■ **Records for this exercise**
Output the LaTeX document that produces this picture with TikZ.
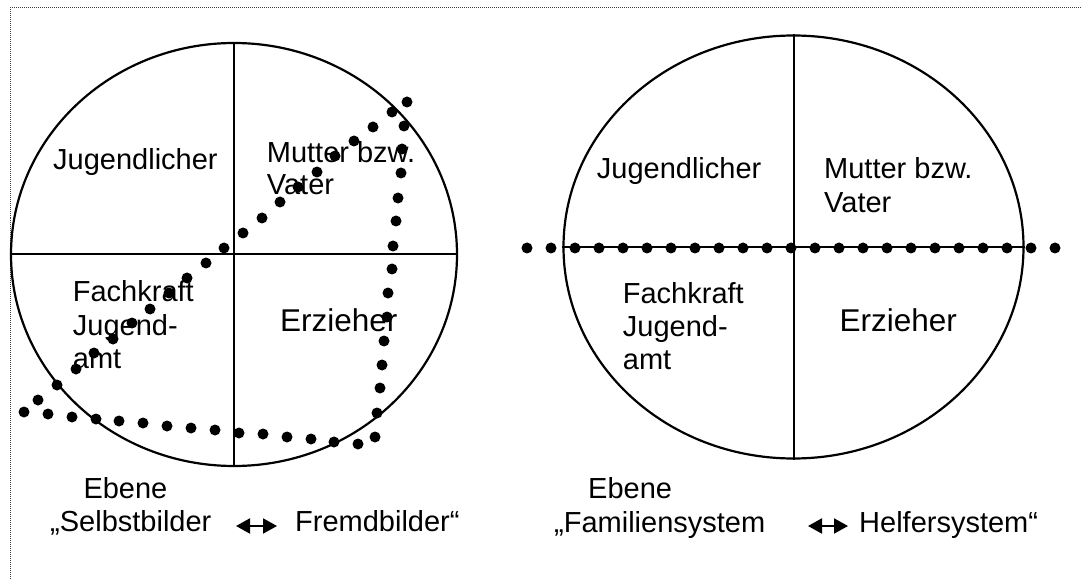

...

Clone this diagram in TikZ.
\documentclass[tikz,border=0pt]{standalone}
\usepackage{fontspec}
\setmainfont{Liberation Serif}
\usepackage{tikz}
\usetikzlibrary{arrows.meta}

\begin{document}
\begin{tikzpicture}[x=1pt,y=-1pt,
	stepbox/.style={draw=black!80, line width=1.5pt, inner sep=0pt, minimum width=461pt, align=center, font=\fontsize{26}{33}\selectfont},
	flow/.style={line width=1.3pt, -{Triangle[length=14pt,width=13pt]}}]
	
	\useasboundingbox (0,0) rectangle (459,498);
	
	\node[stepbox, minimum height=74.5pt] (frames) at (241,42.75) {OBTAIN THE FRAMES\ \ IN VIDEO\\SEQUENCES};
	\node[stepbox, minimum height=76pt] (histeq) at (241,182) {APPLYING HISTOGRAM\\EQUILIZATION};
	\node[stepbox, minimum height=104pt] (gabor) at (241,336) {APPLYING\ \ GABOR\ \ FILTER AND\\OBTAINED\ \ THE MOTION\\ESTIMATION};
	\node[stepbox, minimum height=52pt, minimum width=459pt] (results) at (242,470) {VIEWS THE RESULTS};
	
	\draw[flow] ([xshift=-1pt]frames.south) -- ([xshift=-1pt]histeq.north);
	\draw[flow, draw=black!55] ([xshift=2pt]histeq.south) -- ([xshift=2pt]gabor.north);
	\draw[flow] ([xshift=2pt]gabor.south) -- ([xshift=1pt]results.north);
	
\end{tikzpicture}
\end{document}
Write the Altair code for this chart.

■ **Short problem**
Output exactly the lines running from the line containing "Clone this diagram in TikZ." through the line containing "minimum height=52pt, minimum", and only those lines.

■ **Task solution**
Clone this diagram in TikZ.
\documentclass[tikz,border=0pt]{standalone}
\usepackage{fontspec}
\setmainfont{Liberation Serif}
\usepackage{tikz}
\usetikzlibrary{arrows.meta}

\begin{document}
\begin{tikzpicture}[x=1pt,y=-1pt,
	stepbox/.style={draw=black!80, line width=1.5pt, inner sep=0pt, minimum width=461pt, align=center, font=\fontsize{26}{33}\selectfont},
	flow/.style={line width=1.3pt, -{Triangle[length=14pt,width=13pt]}}]
	
	\useasboundingbox (0,0) rectangle (459,498);
	
	\node[stepbox, minimum height=74.5pt] (frames) at (241,42.75) {OBTAIN THE FRAMES\ \ IN VIDEO\\SEQUENCES};
	\node[stepbox, minimum height=76pt] (histeq) at (241,182) {APPLYING HISTOGRAM\\EQUILIZATION};
	\node[stepbox, minimum height=104pt] (gabor) at (241,336) {APPLYING\ \ GABOR\ \ FILTER AND\\OBTAINED\ \ THE MOTION\\ESTIMATION};
	\node[stepbox, minimum height=52pt, minimum width=459pt] (results) at (242,470) {VIEWS THE RESULTS};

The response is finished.